While many resellers and even sub-distributors realize their folly, and are looking at re-investing in their business, current market conditions do not offer them the liquidity to do so. Even so, some feel that since the stock markets are down it is likely that more money may return to the business.
The distribution business looked healthy except for the fluctuating dollar, which has forced some distributors who had not planned for a weakening rupee to take a hit.
“We are still bullish about the market. We have just received an investment in our company, and are hoping to have a year-on-year growth of 100 percent,” says Vijay G, Director of the Bangalore-based Inflow Technologies, a value-added distributor.

 

Retail Scenario
Retailers CRN spoke to, offered mixed opinions regarding the last six months. While city-based retailers were concerned about losing market share to large format retailers, retailers in smaller cities paint a prettier picture. “We are doing extremely well.
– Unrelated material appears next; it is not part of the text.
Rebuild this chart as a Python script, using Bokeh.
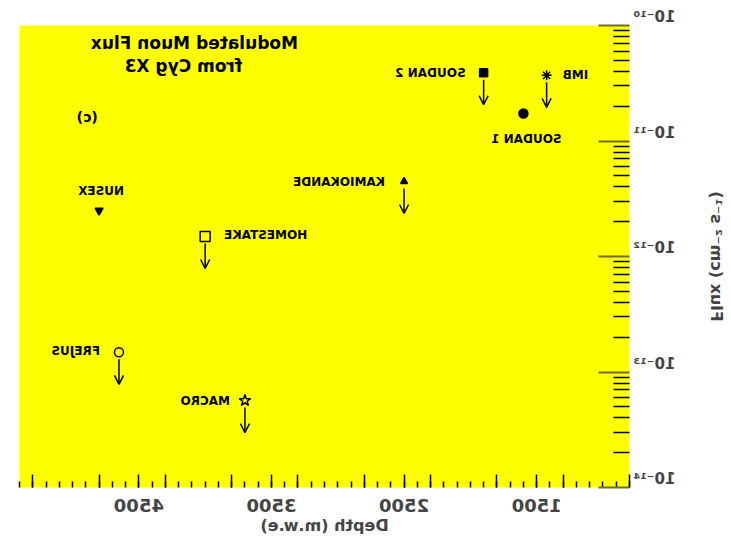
from bokeh.plotting import figure
from bokeh.models import (ColumnDataSource, FixedTicker, CustomJSTickFormatter,
                          Arrow, OpenHead, Label)
from bokeh.core.properties import value
from bokeh.embed import file_html
from bokeh.resources import INLINE

# Underground detectors: depth (m.w.e) and modulated muon flux from Cyg X-3
experiments = ["IMB", "SOUDAN 2", "SOUDAN 1", "KAMIOKANDE", "NUSEX",
               "HOMESTAKE", "FREJUS", "MACRO"]
depth = [1425, 1900, 1600, 2500, 4800, 4000, 4650, 3700]
flux = [3.7e-11, 3.9e-11, 1.73e-11, 4.46e-12, 2.5e-12, 1.49e-12, 1.48e-13, 5.66e-14]
upper_limit = [True, True, False, True, False, True, True, True]

depth_tick_labels = [1500, 2500, 3500, 4500]
flux_decades = [1e-14, 1e-13, 1e-12, 1e-11, 1e-10]
flux_tick_labels = ["10\u207b\u00b9\u2074", "10\u207b\u00b9\u00b3", "10\u207b\u00b9\u00b2",
                    "10\u207b\u00b9\u00b9", "10\u207b\u00b9\u2070"]

FONT_NAME = "DejaVu Sans"
FONT = value(FONT_NAME)

# marker glyph and label placement for each experiment
style = {
    "IMB":        dict(marker="asterisk", size=10, filled=True, align="right", dx=-16, dy=0),
    "SOUDAN 2":   dict(marker="square", size=8, filled=True, align="left", dx=18, dy=0),
    "SOUDAN 1":   dict(marker="circle", size=9, filled=True, align="center", dx=-3, dy=25),
    "KAMIOKANDE": dict(marker="triangle", size=7, filled=True, align="left", dx=19, dy=0),
    "NUSEX":      dict(marker="inverted_triangle", size=8, filled=True, align="center", dx=-2, dy=-20),
    "HOMESTAKE":  dict(marker="square", size=10, filled=False, align="right", dx=-19, dy=-1),
    "FREJUS":     dict(marker="circle", size=9, filled=False, align="left", dx=19, dy=-1),
    "MACRO":      dict(marker="star", size=12, filled=False, align="left", dx=15, dy=0),
}

p = figure(width=731, height=537, output_backend="svg", toolbar_location=None,
           x_range=(800, 5400), y_range=(1e-14, 1e-10), y_axis_type="log",
           min_border_left=101, min_border_right=20, min_border_top=25,
           min_border_bottom=50)
p.background_fill_color = "#ffff00"
p.border_fill_color = "white"
p.outline_line_color = None
p.grid.visible = False

# x axis: labelled every 1000, longer ticks every 500, small ticks every 100
xa = p.xaxis[0]
medium = [800, 1300, 1800, 2300, 2800, 3300, 3800, 4300, 4800, 5300]
xa.ticker = FixedTicker(ticks=sorted(medium + depth_tick_labels),
                        minor_ticks=list(range(800, 5401, 100)))
xa.formatter = CustomJSTickFormatter(args=dict(shown=depth_tick_labels),
                                     code="return shown.includes(tick) ? String(tick) : '';")
xa.axis_line_color = None
xa.major_tick_in = 13
xa.major_tick_out = 0
xa.minor_tick_in = 6
xa.minor_tick_out = 0
xa.major_tick_line_color = "black"
xa.minor_tick_line_color = "black"
xa.major_tick_line_width = 1.5
xa.minor_tick_line_width = 1.5
xa.major_label_standoff = 11
xa.major_label_text_font = FONT_NAME
xa.major_label_text_font_style = "bold"
xa.major_label_text_font_size = "18px"
xa.axis_label = "Depth (m.w.e)"
xa.axis_label_text_font = FONT_NAME
xa.axis_label_text_font_style = "bold"
xa.axis_label_text_font_size = "16px"
xa.axis_label_standoff = 1

# y axis: decades with 2..9 sub-ticks; labels sit just above their tick
ya = p.yaxis[0]
minor_y = [m * 10.0 ** e for e in range(-14, -10) for m in range(2, 10)]
ya.ticker = FixedTicker(ticks=flux_decades, minor_ticks=minor_y)
ya.formatter = CustomJSTickFormatter(
    args=dict(decades=flux_decades, names=flux_tick_labels),
    code="const i = decades.findIndex(t => Math.abs(Math.log10(t) - Math.log10(tick)) < 1e-6);"
         "return i >= 0 ? names[i] + '\\n\\u00a0' : '';")
ya.axis_line_color = None
ya.major_tick_in = 31
ya.major_tick_out = 0
ya.minor_tick_in = 16
ya.minor_tick_out = 0
ya.major_tick_line_color = "#6e6e2a"
ya.major_tick_line_width = 2
ya.minor_tick_line_color = "black"
ya.minor_tick_line_width = 1.5
ya.major_label_standoff = 4
ya.major_label_text_font = FONT_NAME
ya.major_label_text_font_style = "bold"
ya.major_label_text_font_size = "15px"
ya.major_label_text_line_height = 0.9
ya.axis_label = "Flux (cm\u207b\u00b2 s\u207b\u00b9)"
ya.axis_label_text_font = FONT_NAME
ya.axis_label_text_font_style = "bold"
ya.axis_label_text_font_size = "16px"
ya.axis_label_standoff = 29

# markers and their names
for name, d, f in zip(experiments, depth, flux):
    s = style[name]
    src = ColumnDataSource(dict(x=[d], y=[f], t=[name]))
    p.scatter("x", "y", source=src, marker=s["marker"], size=s["size"],
              line_color="black", line_width=1.5,
              fill_color="black" if s["filled"] else None)
    p.text("x", "y", text="t", source=src, text_font=FONT, text_font_style="bold",
           text_font_size="12px", text_color="black", text_align=s["align"],
           text_baseline="middle", x_offset=s["dx"], y_offset=s["dy"])

# downward arrows for the upper limits
lim = [(d, f) for d, f, u in zip(depth, flux, upper_limit) if u]
arrow_src = ColumnDataSource(dict(
    x=[d for d, _ in lim],
    y0=[f * 10 ** (-7 / 115.5) for _, f in lim],
    y1=[f * 10 ** (-32 / 115.5) for _, f in lim],
))
p.add_layout(Arrow(end=OpenHead(size=9, line_width=1.5, line_color="black"),
                   x_start="x", y_start="y0", x_end="x", y_end="y1",
                   line_width=1.5, line_color="black", source=arrow_src))

# panel caption
for txt, x, y, size in [("Modulated Muon Flux", 4081, 7.1e-11, "17px"),
                        ("from Cyg X3", 4164, 4.5e-11, "17px"),
                        ("(c)", 4889, 1.6e-11, "14px")]:
    p.add_layout(Label(x=x, y=y, text=txt, text_font=FONT_NAME, text_font_style="bold",
                       text_font_size=size, text_align="center",
                       text_baseline="middle", text_color="black"))

# the figure is displayed mirrored left-to-right
p.styles = {"transform": "scaleX(-1)"}

with open("out.html", "w", encoding="utf-8") as fh:
    fh.write(file_html(p, INLINE))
We have seen remarkable growth in the past six months, and are selling over 300 laptops a month,” informs Shyju Antony, Director of the Kochi-based Online IT Shoppe.
Most retailers benefited from the weak dollar in the initial months as PC prices plummeted and there was a surge in demand for the products. But the sudden 20 percent increase in dollar price has meant increase in MRP and thus reduced demand and margins.
The steep rise in rental costs has been a detour for both large city-based retailers as well as smaller town players. “We hope the imminent slowdown will bring a correction, and we are waiting for this to happen to make future investments,” informs Dinesh Nair, General Manager of Sogo.

 

The road ahead
Most SPs and SIs are cautious about the coming days. Still, many of them also see it as an opportunity to acquire talent. Sub-distributors are concerned about possible credit crunches and the diversion of funds from the market, and are hoping that money will return as other investments slow down. Retailers, at least in smaller cities which are less dependent on the export markets, expect a better second half.